start
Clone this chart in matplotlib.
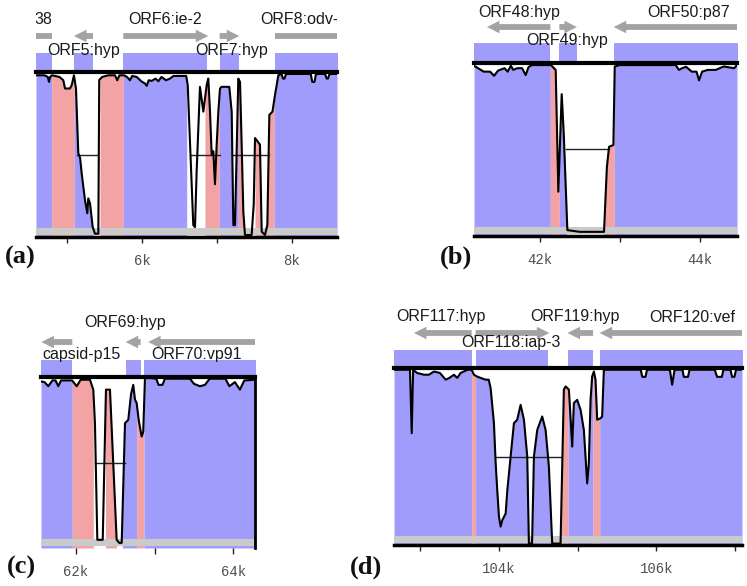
import numpy as np
import matplotlib
matplotlib.use('Agg')
import matplotlib.pyplot as plt
from matplotlib.patches import FancyArrowPatch

BLUE = '#a09cfc'
PINK = '#f3a3a3'
ARROW_GREY = '#a3a3a3'
BAR_GREY = '#cacaca'

# ---------------- panel (a) ----------------
a_xlim = (4587, 8600)
a_gene_start = [4300, 5093, 5751, 7035, 7773]
a_gene_end = [4800, 5347, 6884, 7297, 9300]
a_gene_strand = ['-', '-', '+', '+', '+']
a_labels = ['38', 'ORF5:hyp', 'ORF6:ie-2', 'ORF7:hyp', 'ORF8:odv-']
a_label_x = [4680, 5220, 6310, 7190, 8100]
a_label_row = ['top', 'low', 'top', 'low', 'top']
a_band_start = [4500, 5093, 5747, 7040, 7773]
a_band_end = [4800, 5347, 6867, 7290, 8700]
a_cns_start = [4587, 4796, 5098, 5440, 5751, 6840, 7031, 7284, 7507, 7764]
a_cns_end = [4796, 5098, 5351, 5751, 6596, 7031, 7284, 7373, 7764, 8600]
a_cns_kind = ['exon', 'cns', 'exon', 'cns', 'exon', 'cns', 'exon', 'cns', 'cns', 'exon']
a_thr_start = [5140, 6660, 7200]
a_thr_end = [5420, 7035, 7690]
a_pos = [4587, 4700, 4745, 4760, 4775, 4800, 4900, 4951, 4974, 5040, 5063, 5093,
         5120, 5151, 5175, 5196, 5240, 5271, 5284, 5307, 5343, 5373, 5418, 5430,
         5470, 5550, 5640, 5670, 5700, 5760, 5800, 5840, 5870, 5930, 5990, 6040,
         6063, 6090, 6130, 6180, 6218, 6260, 6320, 6373, 6420, 6590, 6610, 6684,
         6707, 6729, 6773, 6818, 6862, 6884, 6907, 6929, 6951, 6973, 6996, 7018,
         7040, 7060, 7164, 7196, 7218, 7240, 7284, 7307, 7329, 7351, 7373, 7462,
         7490, 7507, 7540, 7573, 7596, 7640, 7671, 7698, 7740, 7773, 7800, 7818,
         7860, 7880, 7900, 7920, 8250, 8270, 8300, 8320, 8440, 8462, 8480, 8500, 8600]
a_sim = [99, 99, 98.5, 97, 98.5, 99, 98.5, 97.5, 95, 95, 96, 99,
         95, 75.4, 74, 69.3, 61.2, 57.2, 61.7, 60.2, 53, 51, 51, 97.6,
         98.5, 99, 99, 97.5, 99, 99, 98.5, 97.5, 98.8, 98.5, 97.2, 96.5,
         95.8, 97.5, 97.3, 98, 97.2, 98.5, 97.5, 98, 98.8, 98.8, 96, 53.6,
         53, 70, 95.5, 88, 96, 98, 88, 75, 76, 66, 78, 88,
         95, 95.5, 95.5, 88, 53.6, 53.6, 98, 97, 78, 57.7, 50.6, 50.6,
         60, 80, 79, 78, 51.6, 50.6, 53.6, 87, 88, 93, 96.6, 99,
         99.4, 98, 98, 99.4, 99.4, 97, 97, 99.4, 99.4, 98, 98, 99.4, 99.4]

# ---------------- panel (b) ----------------
b_xlim = (41179, 44466)
b_gene_start = [41341, 42246, 42925]
b_gene_end = [42133, 42466, 45000]
b_gene_strand = ['-', '+', '-']
b_labels = ['ORF48:hyp', 'ORF49:hyp', 'ORF50:p87']
b_label_x = [41741, 42342, 43866]
b_label_row = ['top', 'low', 'top']
b_band_start = [41100, 42246, 42933]
b_band_end = [42133, 42466, 44600]
b_cns_start = [41179, 42133, 42246, 42800, 42933]
b_cns_end = [42133, 42246, 42334, 42933, 44466]
b_cns_kind = ['exon', 'cns', 'exon', 'cns', 'exon']
b_thr_start = [42330]
b_thr_end = [42870]
b_pos = [41179, 41230, 41300, 41380, 41430, 41480, 41560, 41600, 41640, 41670,
         41720, 41780, 41825, 41860, 41900, 42140, 42200, 42233, 42275, 42300,
         42346, 42500, 42804, 42840, 42867, 42921, 42938, 43000, 43700, 43740,
         43780, 43830, 43900, 43960, 43992, 44030, 44100, 44200, 44300, 44430, 44466]
b_sim = [99.2, 98.5, 97.5, 97.5, 96.3, 97.8, 98.5, 97.5, 99.2, 98,
         98.5, 98.5, 96.5, 98.8, 99.4, 99.4, 98, 62.8, 91, 80,
         51.7, 51.2, 51.2, 70, 75.8, 76.3, 99, 99.4, 99.4, 98,
         98.5, 98.9, 97.5, 97.5, 95, 97.5, 98, 98, 99, 98.5, 99.4]

# ---------------- panel (c) ----------------
c_xlim = (61555, 64276)
c_gene_start = [61560, 62631, 62917]
c_gene_end = [61953, 62822, 64600]
c_gene_strand = ['-', '-', '-']
c_labels = ['capsid-p15', 'ORF69:hyp', 'ORF70:vp91']
c_label_x = [62072, 62623, 63538]
c_label_row = ['low', 'top', 'low']
c_band_start = [61500, 62631, 62865]
c_band_end = [61953, 62822, 64400]
c_cns_start = [61555, 61953, 62375, 62590, 62771, 62865]
c_cns_end = [61953, 62220, 62515, 62771, 62865, 64276]
c_cns_kind = ['exon', 'cns', 'cns', 'exon', 'cns', 'exon']
c_thr_start = [62241]
c_thr_end = [62622]
c_pos = [61555, 61600, 61648, 61700, 61740, 61775, 61810, 61950, 62009, 62060,
         62178, 62220, 62241, 62271, 62340, 62381, 62432, 62517, 62550, 62581,
         62623, 62665, 62700, 62728, 62750, 62771, 62800, 62835, 62855, 62877,
         62950, 63020, 63050, 63100, 63130, 63450, 63500, 63576, 63640, 63700,
         63900, 63950, 64020, 64084, 64140, 64276]
c_sim = [98.7, 98.5, 97.3, 99, 99, 97.3, 99, 99, 97.3, 99.2,
         99.2, 96.3, 86.5, 52.4, 52.4, 96.3, 96.3, 52.4, 51.5, 51.5,
         86.5, 87.5, 95, 97.7, 93.4, 92.4, 87, 82.6, 84, 99.7,
         99.7, 99.5, 97.7, 97.7, 99.5, 99.5, 98, 97.3, 97.7, 99.5,
         99.5, 97.3, 98.5, 96.3, 99, 99.2]

# ---------------- panel (d) ----------------
d_xlim = (102667, 107086)
d_gene_start = [102920, 103703, 104870, 105279]
d_gene_end = [103653, 104640, 105195, 107600]
d_gene_strand = ['-', '+', '-', '-']
d_labels = ['ORF117:hyp', 'ORF118:iap-3', 'ORF119:hyp', 'ORF120:vef']
d_label_x = [103260, 104148, 104970, 106449]
d_label_row = ['top', 'low', 'top', 'top']
d_band_start = [102600, 103703, 104878, 105279]
d_band_end = [103653, 104625, 105195, 107200]
d_cns_start = [102667, 103653, 103703, 104782, 104878, 105195, 105279]
d_cns_end = [103653, 103703, 104782, 104878, 105195, 105279, 107086]
d_cns_kind = ['exon', 'cns', 'exon', 'cns', 'exon', 'cns', 'exon']
d_thr_start = [103958]
d_thr_end = [104790]
d_pos = [102667, 102870, 102892, 102910, 102960, 103048, 103110, 103175, 103250, 103323,
         103370, 103428, 103470, 103513, 103600, 103653, 103682, 103720, 103767, 103831,
         103870, 103894, 103936, 103958, 103978, 104000, 104021, 104042, 104085, 104106,
         104148, 104190, 104232, 104275, 104317, 104359, 104380, 104420, 104444, 104486,
         104549, 104592, 104634, 104676, 104782, 104824, 104846, 104888, 104930, 104951,
         104993, 105036, 105078, 105120, 105141, 105163, 105183, 105205, 105226, 105247,
         105290, 105310, 105332, 105800, 105820, 105860, 105880, 106170, 106199, 106230,
         106330, 106347, 106400, 106420, 106740, 106770, 106830, 106850, 106940, 106960,
         106990, 107010, 107086]
d_sim = [99.5, 99.5, 81.6, 99.5, 98.6, 98.1, 98.1, 99, 98.6, 96.7,
         97.2, 98.1, 97.2, 98.6, 99.5, 99.5, 98.1, 97.6, 97.2, 96.7,
         96.7, 94.3, 84.4, 73.1, 65.5, 58, 55.2, 57, 58.9, 65.5,
         75, 84.4, 85.4, 89.6, 85.4, 75, 50.4, 50.4, 75, 82.5,
         86.3, 82.5, 72.1, 50.4, 50.4, 93.9, 94.8, 93.9, 77.8, 90.1,
         91, 88.2, 82.5, 67.4, 73.1, 91, 97.6, 99, 96.7, 85.4,
         85.8, 86.3, 99.5, 99.5, 97.5, 97.5, 99.5, 99.5, 95.3, 99.5,
         99.5, 97.5, 97.5, 99.5, 99.5, 97.5, 97.5, 99.5, 99.5, 97.5,
         97.5, 99.5, 99.5]

W, H = 747, 586
fig = plt.figure(figsize=(W / 100, H / 100), dpi=100)


def draw_panel(box, xlim, pos, sim, band, cns, genes, labels, thr,
               bottom_line=True, right_frame=False):
    # box = pixel layout: left, right, axes top, y of 100%, y of 50%, band top, arrow, label rows
    x0, x1, ytop, y100, y50, yband, yarrow, ylab_top, ylab_low = box
    scale = (y50 - y100) / 50.0
    to_pct = lambda py: 100 + (y100 - py) / scale
    ymax = to_pct(ytop)

    ax = fig.add_axes([x0 / W, 1 - y50 / H, (x1 - x0) / W, (y50 - ytop) / H])
    ax.set_xlim(*xlim)
    ax.set_ylim(50, ymax)
    for s in ax.spines.values():
        s.set_visible(False)

    # exon band above the plot
    for s, e in zip(*band):
        ax.fill_between([s, e], 100, to_pct(yband), color=BLUE, lw=0, zorder=1)

    # conserved regions filled under the curve
    pos = np.asarray(pos, float)
    sim = np.asarray(sim, float)
    for s, e, k in zip(*cns):
        xx = np.linspace(s, e, 300)
        yy = np.interp(xx, pos, sim)
        ax.fill_between(xx, 50, yy, color=BLUE if k == 'exon' else PINK, lw=0, zorder=1)

    # 75% threshold line
    for s, e in zip(*thr):
        ax.plot([s, e], [75, 75], color='#222222', lw=1.0, zorder=2)

    # grey bar at the bottom
    ax.fill_between(list(xlim), 50.7, 52.6, color=BAR_GREY, lw=0, zorder=2.5)

    ax.plot(pos, sim, color='black', lw=1.5, zorder=3)
    ax.plot(list(xlim), [100, 100], color='black', lw=3, zorder=4, clip_on=False)
    if bottom_line:
        ax.plot(list(xlim), [50, 50], color='black', lw=2.5, zorder=4, clip_on=False)
    if right_frame:
        ax.plot([xlim[1], xlim[1]], [50, 100], color='black', lw=2, zorder=4, clip_on=False)

    # gene arrows
    ya = to_pct(yarrow)
    for s, e, st in zip(*genes):
        tail, head = (s, e) if st == '+' else (e, s)
        arr = FancyArrowPatch((tail, ya), (head, ya),
                              arrowstyle='simple,head_length=0.9,head_width=0.9,tail_width=0.42',
                              mutation_scale=10, color=ARROW_GREY, lw=0,
                              shrinkA=0, shrinkB=0, zorder=3)
        ax.add_patch(arr)

    for txt, lx, row in zip(*labels):
        ly = to_pct(ylab_top if row == 'top' else ylab_low)
        ax.text(lx, ly, txt, ha='center', va='center', fontsize=11.5,
                family='Liberation Sans', color='#1a1a1a', clip_on=True, zorder=5)

    ticks = list(range(int(np.ceil(xlim[0] / 1000.0)) * 1000, int(xlim[1]) + 1, 1000))
    ax.set_xticks(ticks)
    ax.set_xticklabels([f'{t // 1000}k' if t % 2000 == 0 else '' for t in ticks],
                       family='Liberation Mono', fontsize=10, color='#505050')
    ax.tick_params(axis='x', length=4, width=1, direction='out', pad=8, color='#222222')
    ax.set_yticks([])
    return ax


draw_panel((36, 337, 5, 72, 237, 53, 36, 20, 50), a_xlim, a_pos, a_sim,
           (a_band_start, a_band_end), (a_cns_start, a_cns_end, a_cns_kind),
           (a_gene_start, a_gene_end, a_gene_strand), (a_labels, a_label_x, a_label_row),
           (a_thr_start, a_thr_end))
draw_panel((474, 737, 0, 63, 236, 43, 27, 13, 40), b_xlim, b_pos, b_sim,
           (b_band_start, b_band_end), (b_cns_start, b_cns_end, b_cns_kind),
           (b_gene_start, b_gene_end, b_gene_strand), (b_labels, b_label_x, b_label_row),
           (b_thr_start, b_thr_end))
draw_panel((41, 255, 300, 377, 548, 360, 342, 323, 355), c_xlim, c_pos, c_sim,
           (c_band_start, c_band_end), (c_cns_start, c_cns_end, c_cns_kind),
           (c_gene_start, c_gene_end, c_gene_strand), (c_labels, c_label_x, c_label_row),
           (c_thr_start, c_thr_end), bottom_line=False, right_frame=True)
draw_panel((394, 742, 295, 368, 545, 350, 333, 317, 343), d_xlim, d_pos, d_sim,
           (d_band_start, d_band_end), (d_cns_start, d_cns_end, d_cns_kind),
           (d_gene_start, d_gene_end, d_gene_strand), (d_labels, d_label_x, d_label_row),
           (d_thr_start, d_thr_end))

# panel letters
for lab, px, py in [('(a)', 20, 257), ('(b)', 456, 257), ('(c)', 21, 567), ('(d)', 366, 567)]:
    fig.text(px / W, 1 - py / H, lab, ha='center', va='center', fontsize=19,
             fontweight='bold', family='Liberation Serif', color='#111111')

fig.savefig('out.png', dpi=100)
end
◆ **SHORT EXERCISE**
Output exactly the span of lines from the top of the listing through the line holding "BAR_GREY = '#cacaca'", and leave every picture out.

◆ **PROBLEM SOLUTION**
Clone this chart in matplotlib.
import numpy as np
import matplotlib
matplotlib.use('Agg')
import matplotlib.pyplot as plt
from matplotlib.patches import FancyArrowPatch

BLUE = '#a09cfc'
PINK = '#f3a3a3'
ARROW_GREY = '#a3a3a3'
BAR_GREY = '#cacaca'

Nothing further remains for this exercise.